Tem uma molécula nova chamada Tirzepatida, nós inclusive estamos no segundo estudo. O primeiro foi para diabéticos com doença cardiovascular, ou seja quem teve infarto ou derrame, e o resultado foi ótimo, porque a gente queria prevenir o segundo derrame e infarto. Ela se comprovou muito efetiva e, pelos dados que nós temos, é a droga mais efetiva para perda de peso, todavia ainda não foi feito estudos exclusivamente para perda de peso. Nós temos agora um estudo de pessoas que têm IMC (índice de massa corporal) acima de 27 e que não tenham diabetes, e tenham algum risco de complicação cardiovascular. A gente vai focar agora na perda de peso, ela está autorizada na Europa e nos Estados Unidos, mas exclusivamente para diabetes ainda. E agora estamos fazendo estudos para liberar também para obesidade. Pelo que estudei, é a droga mais potente que tem. É uma injeção semanal que leva a uma grande perda de peso.

Qual a faixa mais ou menos de perda e a gente pode pensar em porcentagem?

Podemos pensar em porcentagem de mais de 25% do excesso de peso.

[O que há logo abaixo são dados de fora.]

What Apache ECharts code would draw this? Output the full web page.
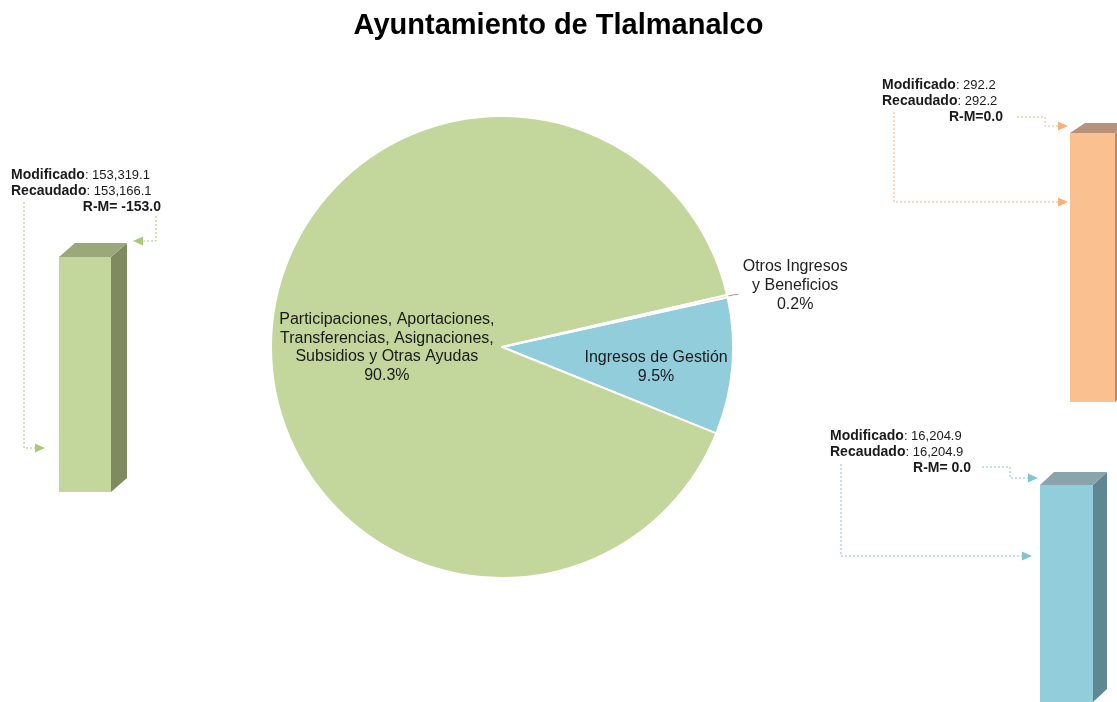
<!DOCTYPE html>
<html><head><meta charset="utf-8">
<script src="https://cdn.jsdelivr.net/npm/echarts@6/dist/echarts.min.js"></script>
<style>html,body{margin:0;padding:0;background:#fff}#c{width:1117px;height:702px}</style>
</head><body><div id="c"></div>
<script>
const categories = ['Ingresos de Gestión', 'Participaciones, Aportaciones, Transferencias, Asignaciones, Subsidios y Otras Ayudas', 'Otros Ingresos y Beneficios'];
const pieLabels = ['Ingresos de Gestión', 'Participaciones, Aportaciones,\nTransferencias, Asignaciones,\nSubsidios y Otras Ayudas', 'Otros Ingresos\ny Beneficios'];
const modificado = [16204.9, 153319.1, 292.2];
const recaudado = [16204.9, 153166.1, 292.2];
const rmLabels = ['R-M= 0.0', 'R-M= -153.0', 'R-M=0.0'];
const sliceColors = ['#92cddc', '#c3d69b', '#fac090'];

const FONT = 'Liberation Sans, Arial, sans-serif';
const fmt = v => v.toLocaleString('en-US', {minimumFractionDigits: 1, maximumFractionDigits: 1});

// 3D box renderer
function boxRenderer(front, side, top, dx, dy) {
  return function (params, api) {
    const pTop = api.coord([api.value(0), api.value(1)]);
    const pBot = api.coord([api.value(0), 0]);
    const w = api.size([1, 0])[0];
    const x0 = pTop[0] - w / 2, x1 = pTop[0] + w / 2;
    const yt = pTop[1], yb = pBot[1];
    return {
      type: 'group',
      children: [
        {type: 'polygon', shape: {points: [[x1, yt], [x1 + dx, yt - dy], [x1 + dx, yb - dy], [x1, yb]]}, style: {fill: side}},
        {type: 'polygon', shape: {points: [[x0, yt], [x0 + dx, yt - dy], [x1 + dx, yt - dy], [x1, yt]]}, style: {fill: top}},
        {type: 'rect', shape: {x: x0, y: yt, width: w, height: yb - yt}, style: {fill: front}}
      ]
    };
  };
}

const panels = [
  {idx: 1, grid: {left: 59, top: 257, width: 52, height: 235}, front: '#c3d69b', side: '#7f8b5f', top: '#9aa87a', dx: 16, dy: 14},
  {idx: 2, grid: {left: 1070, top: 133, width: 45, height: 269}, front: '#fac090', side: '#b88a67', top: '#b8917a', dx: 15, dy: 10},
  {idx: 0, grid: {left: 1040, top: 485, width: 53, height: 300}, front: '#92cddc', side: '#5f8791', top: '#8ba3aa', dx: 14, dy: 13}
];

const grids = [], xAxes = [], yAxes = [], series = [];
panels.forEach((p, i) => {
  grids.push(p.grid);
  xAxes.push({type: 'category', gridIndex: i, data: [categories[p.idx]], show: false});
  yAxes.push({type: 'value', gridIndex: i, min: 0, max: modificado[p.idx], show: false});
  series.push({
    type: 'custom', xAxisIndex: i, yAxisIndex: i, silent: true, clip: false,
    renderItem: boxRenderer(p.front, p.side, p.top, p.dx, p.dy),
    data: [[0, modificado[p.idx]]]
  });
});

const labelShift = [[36, 10], [3, 10], [0, 0]];

series.push({
  type: 'pie',
  center: [502, 347],
  radius: 231,
  startAngle: 12.4,
  clockwise: true,
  percentPrecision: 1,
  silent: true,
  itemStyle: {borderColor: '#fff', borderWidth: 2},
  labelLine: {length: 7, length2: 4, lineStyle: {color: '#999', width: 1}},
  labelLayout: function (params) {
    const s = labelShift[params.dataIndex];
    return {dx: s[0], dy: s[1]};
  },
  data: categories.map((c, i) => {
    const d = {name: c, value: modificado[i], itemStyle: {color: sliceColors[i]}};
    if (i === 2) {
      d.label = {
        position: 'outside', color: '#222', fontFamily: FONT, fontSize: 16,
        padding: [0, 0, 18, 0],
        formatter: p => '{a|Otros Ingresos}\n{a|y Beneficios}\n{a|' + p.percent.toFixed(1) + '%}',
        rich: {a: {width: 104, align: 'center', fontSize: 16, lineHeight: 19, fontFamily: FONT, color: '#222'}}
      };
      d.labelLine = {show: true};
    } else {
      d.label = {
        position: 'inside', color: '#1a1a1a', fontFamily: FONT, fontSize: 16, lineHeight: 18.5, align: 'center',
        formatter: p => pieLabels[i] + '\n' + p.percent.toFixed(1) + '%'
      };
      d.labelLine = {show: false};
    }
    return d;
  })
});

function dashed(points, color) {
  return {type: 'polyline', shape: {points: points}, style: {stroke: color, lineWidth: 1, lineDash: [2, 2], fill: null}, silent: true};
}
function arrowR(tipX, y, color) {
  return {type: 'polygon', shape: {points: [[tipX, y], [tipX - 10, y - 4.5], [tipX - 10, y + 4.5]]}, style: {fill: color}, silent: true};
}
function arrowL(tipX, y, color) {
  return {type: 'polygon', shape: {points: [[tipX, y], [tipX + 10, y - 4.5], [tipX + 10, y + 4.5]]}, style: {fill: color}, silent: true};
}
function annot(x, y, idx, rmRight) {
  return [
    {type: 'text', left: x, top: y, silent: true, style: {
      text: '{b|Modificado}: ' + fmt(modificado[idx]) + '\n{b|Recaudado}: ' + fmt(recaudado[idx]),
      font: '13px ' + FONT, fill: '#1a1a1a', lineHeight: 16,
      rich: {b: {fontWeight: 'bold', fontSize: 14, fontFamily: FONT, fill: '#1a1a1a', lineHeight: 16}}
    }},
    {type: 'text', right: 1117 - rmRight, top: y + 32, silent: true, style: {
      text: rmLabels[idx], font: 'bold 14px ' + FONT, fill: '#1a1a1a', lineHeight: 16
    }}
  ];
}
const gGreen = '#a9c97a', gOrange = '#f5b27a', gBlue = '#82c3d6';
const graphics = [
  {type: 'text', left: 'center', top: 11, silent: true, style: {text: 'Ayuntamiento de Tlalmanalco', font: 'bold 29px ' + FONT, fill: '#000'}},
  ...annot(11, 167, 1, 161),
  ...annot(882, 77, 2, 1003),
  ...annot(830, 428, 0, 971),
  dashed([[24, 202], [24, 448], [36, 448]], gGreen), arrowR(45, 448, gGreen),
  dashed([[156, 216], [156, 241], [144, 241]], gGreen), arrowL(133, 241, gGreen),
  dashed([[1017, 117], [1045, 117], [1045, 126], [1058, 126]], gOrange), arrowR(1068, 126, gOrange),
  dashed([[894, 112], [894, 202], [1058, 202]], gOrange), arrowR(1068, 202, gOrange),
  dashed([[982, 467], [1010, 467], [1010, 478], [1028, 478]], gBlue), arrowR(1038, 478, gBlue),
  dashed([[841, 464], [841, 556], [1022, 556]], gBlue), arrowR(1032, 556, gBlue)
];

const chart = echarts.init(document.getElementById('c'), null, {renderer: 'canvas'});
chart.setOption({
  animation: false,
  backgroundColor: '#fff',
  grid: grids, xAxis: xAxes, yAxis: yAxes,
  series: series,
  graphic: graphics
});
</script></body></html>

Não do peso total, mas do excesso de peso. É um estudo de dois anos, muito curto, se a pessoa usar isso por longo período, pode perder até mais, e preciso lembrar que sempre acompanhado de uma dieta e exercício físico, não tem mágica.

Ela é da mesma classe ou é diferente da Semaglutida, que está fazendo sucesso também?

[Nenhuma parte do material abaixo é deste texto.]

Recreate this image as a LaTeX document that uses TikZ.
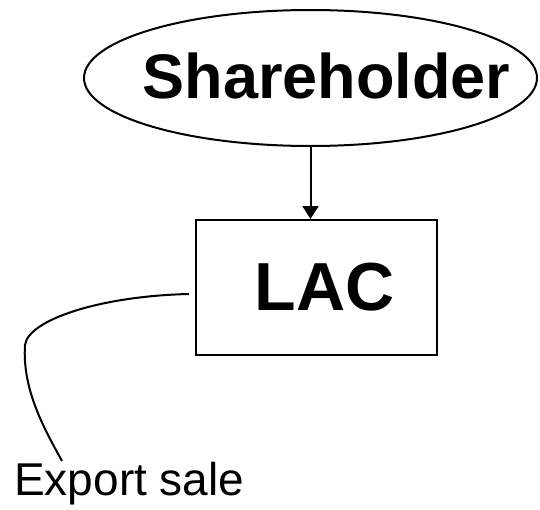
\documentclass[tikz,border=0pt]{standalone}
\usepackage{fontspec}
\setmainfont{Liberation Sans}
\usetikzlibrary{shapes.geometric, arrows.meta}

\tikzset{
    holderbox/.style = {draw, ellipse, line width = 2pt, inner sep = 0pt,
        minimum width = 453pt, minimum height = 136pt},
    companybox/.style = {draw, rectangle, line width = 2pt, inner sep = 0pt,
        minimum width = 241pt, minimum height = 135pt,
        font = \fontsize{68}{68}\selectfont\bfseries},
    flowline/.style = {line width = 2pt},
}

\begin{document}
\begin{tikzpicture}[x = 1pt, y = -1pt]

    \useasboundingbox (0,0) rectangle (540,509);

    %% Owner on top
    \node [holderbox] (holder) at (310.5,78) {};
    \node [anchor = base, inner sep = 0pt,
        font = \fontsize{63}{63}\selectfont\bfseries]
    (holderText) at ([shift = {(16pt,-20pt)}]holder.center) {Shareholder};

    %% Company box
    \node [companybox] (lac) at (316.5,287.5) {\hspace*{16pt}LAC};

    \draw [flowline, -{Triangle[length = 13pt, width = 16pt]}]
    (holder.south) -- (holder.south |- lac.north)
    ;

    %% Sale going out to the left
    \node [anchor = base west, inner sep = 0pt,
        font = \fontsize{46}{46}\selectfont] (sale) at (14,495) {Export sale};

    \coordinate (saleEnd) at (62,461);

    \draw [flowline]
    ([shift = {(-6pt,-6.5pt)}]lac.west)
    .. controls (100,296) and (28,320) .. (25,345)
    .. controls (22,390) and (45,430) .. (saleEnd)
    ;

\end{tikzpicture}
\end{document}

A Semaglutida se assemelha a uma droga que o intestino faz. A Tirzepatida se assemelha a duas drogas que o intestino faz. Então ela tem um efeito duplo, por isso que talvez ela seja a mais potente de todas. E é por isso que ela leva a perda de peso e tanta diminuição da glicose.

Um dos problemas da Semaglutida, são os efeitos adversos muito comum nos usuários. No caso da Tirzerpatida está mostrando algo parecido?

Eu participei de outros estudos também nessa classe e depende do cuidado da pessoa. O que dá o efeito colateral, e você comer grandes porções de comida, se você comer muita gordura — porque a droga paralisa o estômago —, então gordura no estômago muito tempo irá causar náusea. Então, repetindo grandes porções de muita gordura ou bebida alcoólica, a pessoa vai ter náusea, mas, caso contrário, é muito difícil ter colateral, se a pessoa controlar bem a alimentação.

Pode se falar então no fim da cirurgia bariátrica?

Podemos sim, falar no fim da cirurgia bariátrica, o cirurgião bariátrico gosta muito de falar isso, mas a cirurgia bariátrica não acaba quando o indivíduo faz o procedimento. Porque 70% das pessoas vão voltar depois de 10 anos a operar, os cuidados da cirurgia bariátrica são para sempre. Essas medicações não são baratas, estão em torno de R$ 800 por mês, mas se a gente for escrever na ponta do lápis o custo crônico da cirurgia bariátrica, talvez esse custo seja melhor, sem a mutilação do intestino e do estômago.